In their 2019 report, the task force says an analysis of police records reveals that the bulk of pending cases in Kenyan courts relating to children’s matters between 2016 and 2018 are sexual offences, which account for 69.48 per cent of all pending cases involving children in the eight counties sampled.

Most of the cases reported to the police are “Romeo and Juliet” types.

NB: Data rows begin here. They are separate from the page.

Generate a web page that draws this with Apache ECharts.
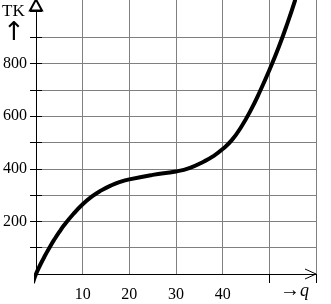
<!DOCTYPE html>
<html><head><meta charset="utf-8">
<script src="https://cdn.jsdelivr.net/npm/echarts@6/dist/echarts.min.js"></script>
<style>html,body{margin:0;padding:0;background:#fff}#c{width:331px;height:304px}</style>
</head><body><div id="c"></div>
<script>
// Data (q -> total cost TK)
const qValues  = [-0.6, 0, 1, 2, 3, 4, 5, 6, 8, 10, 12, 14, 16, 18, 20, 25, 30, 33, 36, 38, 40, 42, 44, 46, 48, 50, 52, 54, 55.5];
const tcValues = [-30, 0, 38, 72, 104, 133, 160, 185, 228, 265, 295, 318, 336, 350, 360, 377, 390, 404, 428, 448, 475, 510, 560, 622, 695, 775, 862, 960, 1040];
const xLabelValues = [10, 20, 30, 40];
const xTickValues = [50, 60];
const yLabelValues = [200, 400, 600, 800];
const yTickValues = [100, 200, 300, 400, 500, 600, 700, 800, 900, 1000];
const yTitle = 'TK';
const yArrow = '↑';
const xTitle = 'q';

const font = '"Liberation Serif", "DejaVu Serif", serif';
const chart = echarts.init(document.getElementById('c'), null, {renderer: 'canvas'});
const option = {
  animation: false,
  grid: {left: 36, right: 15, top: 0, bottom: 30},
  xAxis: [{
    type: 'value', min: 0, max: 60, interval: 10, position: 'bottom',
    axisLine: {onZero: false, lineStyle: {color: '#000', width: 1}},
    axisTick: {show: false},
    axisLabel: {customValues: xLabelValues, margin: 13, color: '#000', fontFamily: font, fontSize: 16},
    splitLine: {show: true, lineStyle: {color: '#808080', width: 1}}
  }, {
    type: 'value', min: 0, max: 60, interval: 10, position: 'bottom',
    axisLine: {show: false, onZero: false},
    axisTick: {show: true, customValues: xTickValues, length: 9, lineStyle: {color: '#000'}},
    axisLabel: {show: false},
    splitLine: {show: false}
  }],
  yAxis: [{
    type: 'value', min: 0, max: 1042, interval: 100, position: 'left',
    axisLine: {show: true, onZero: false, symbol: ['none', 'emptyTriangle'], symbolSize: [12, 11], symbolOffset: [0, -5],
      lineStyle: {color: '#000', width: 1}},
    axisTick: {show: true, customValues: yTickValues, length: 6, lineStyle: {color: '#000'}},
    axisLabel: {customValues: yLabelValues, margin: 9, color: '#000', fontFamily: font, fontSize: 16},
    splitLine: {show: true, showMaxLine: false, lineStyle: {color: '#808080', width: 1}}
  }, {
    type: 'value', min: 0, max: 1042, interval: 100, position: 'left',
    axisLine: {show: false},
    axisTick: {show: true, inside: true, customValues: yTickValues, length: 6, lineStyle: {color: '#000'}},
    axisLabel: {show: false},
    splitLine: {show: false}
  }],
  series: [{
    type: 'line', xAxisIndex: 0, yAxisIndex: 0,
    data: qValues.map((q, i) => [q, tcValues[i]]),
    showSymbol: false, smooth: 0.5, clip: false,
    lineStyle: {color: '#000', width: 4, cap: 'round', join: 'round'}
  }]
};
chart.setOption(option);
const p = chart.convertToPixel({xAxisIndex: 0, yAxisIndex: 0}, [60, 0]);
chart.setOption({
  graphic: [
    {type: 'polyline', shape: {points: [[p[0] - 11, p[1] - 5], [p[0], p[1]], [p[0] - 11, p[1] + 5]]},
      style: {stroke: '#000', fill: null, lineWidth: 1}, z: 10},
    {type: 'text', left: 2, top: 3, style: {text: yTitle, font: '17px ' + font, fill: '#000'}},
    {type: 'text', left: 3, top: 20, style: {text: yArrow, font: '26px "DejaVu Sans", sans-serif', fill: '#000'}},
    {type: 'text', left: 280, top: 281, style: {
      text: '{a|→}{b|' + xTitle + '}',
      rich: {a: {fontFamily: font, fontSize: 20, fill: '#000'}, b: {fontFamily: font, fontSize: 18, fontStyle: 'italic', fill: '#000'}}
    }}
  ]
});
</script>
</body></html>
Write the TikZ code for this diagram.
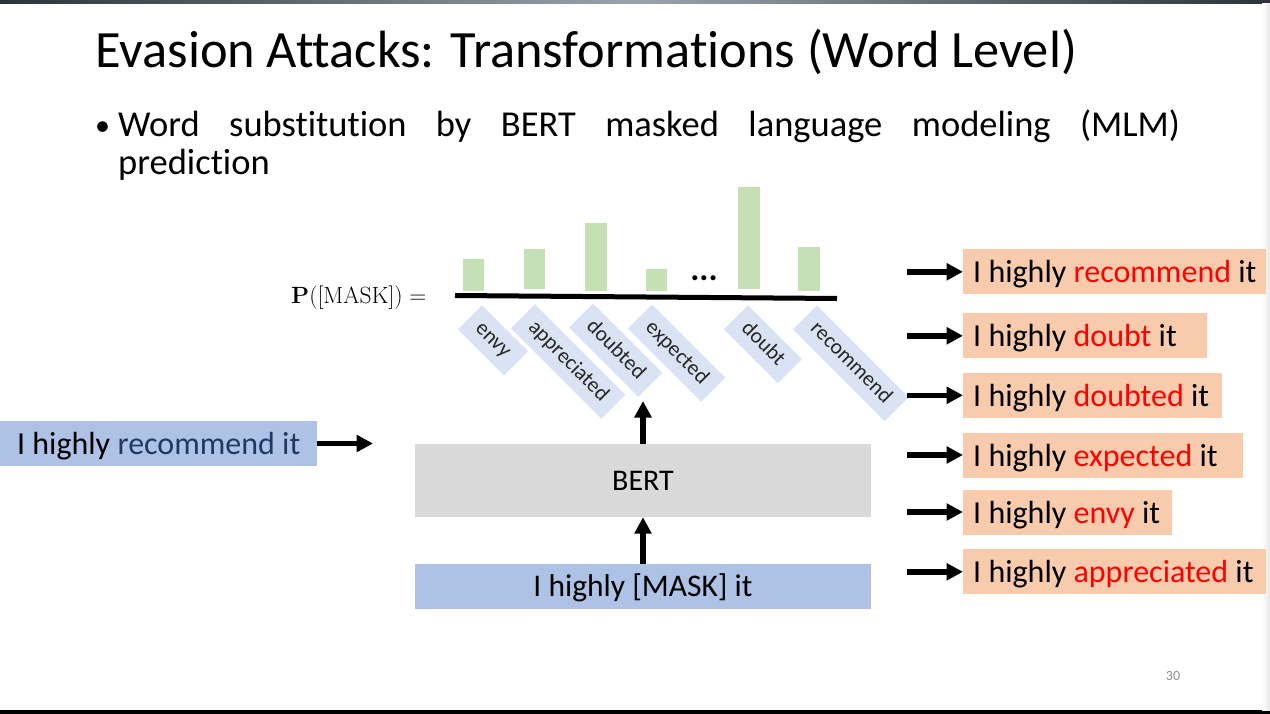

Common in this category are cases in which both the complainant and the accused are below the age of 18.

Romeo and Juliet cases refer to non-violent sexual relationships between two minors or one minor and an adult, where the age difference the two is three years or less.

“Thanks to the Supreme Court judgment, instead of sentencing Romeo and Juliet, we can now refer such child offenders to probation, rehabilitation or reducing their sentences, depending on circumstance of each case,” Justice Koome said.

NON-COERCIVE

The Center for Reproductive Rights — a global legal advocacy organisation that fights to ensure reproductive rights are guaranteed in law as fundamental human rights — has produced a publication titled ‘Criminalising Adolescence: A Call to Reform the Sexual Offences Act’.

The report investigates the realities behind the criminalisation of non-coercive and non-exploitative consensual sex among adolescents and explores how legal frameworks often reflect a punitive rather than evidence-based approach to exercising rights.

High Court judge Robert Limo ruled in July that going by the Supreme Court verdict, if courts were to continue being bound by prescriptive nature of minimum sentences, including those prescribed by the Sexual Offences Act, then mitigation would be rendered superfluous because at the end of the day, it wouldn’t matter if a convicted person spends a whole hour giving mitigating circumstances or just 30 seconds to simply pray for leniency.

SUBSTITUTING

“This court takes the view that the emerging jurisprudence that flows from the Supreme Court case is that a provision in a statute that prescribes a mandatory sentence, whether it is a death sentence or a minimum sentence, is unconstitutional for depriving a trial court the exercise of its judicial discretion in handing out an appropriate sentence,” the judge said in the July 17 ruling where a convict was appealing against a sentence he was handed under the Sexual Offences Act.

Court of Appeal judges Daniel Musinga, Kathurima M'Inoti and Agnes Murgor, also observed in their December 7, 2018 judgment on an appeal before them that the appellant was sentenced to life in jail on the basis of the mandatory sentence stipulated by section 8 (1) of the Sexual Offences Act, and if the reasoning in the Supreme Court case was applied to this provision, it too should be considered unconstitutional.

In the two cases, the judges set aside sentences the Sexual Offences Act imposed, substituting them with lesser ones.

INTERROGATION

Court of Appeal judges Roselyn Nambuye, Daniel Musinga, and Patrick Kiage noted in March, this year: “Our prisons are teeming with young men serving lengthy sentences for having had sexual intercourse with adolescent girls whose consent has been held to be immaterial because they were under 18 years. The wisdom and justice of this unfolding tragedy calls for serious interrogation.”

The judges said the Sexual Offences Act needs serious re-examination in a sober and pragmatic manner.

“Many other jurisdictions criminalise only sexual conduct with children of a younger age than 16 years. We think it is rather unrealistic to assume that teenagers and maturing adults do not engage in, and often seek sexual activity with their eyes fully open,” the appellate judges said in the March 22, 2019 judgment.

REDUCE CONFLICT

In an attempt to tackle the problem of young people getting exposed to sex early, some countries have significantly lowered the marriageable age to reduce conflict with the law.

In South Africa, Denmark, Slovenia, Ukraine and Estonia, the marriageable age for a girl is 15 years, while Spain, Austria, Belgium, Bulgaria, Switzerland, Czech Republic, Germany, United Kingdom and Hungary, a girl or boy can get married at 16, all subject to parental consent.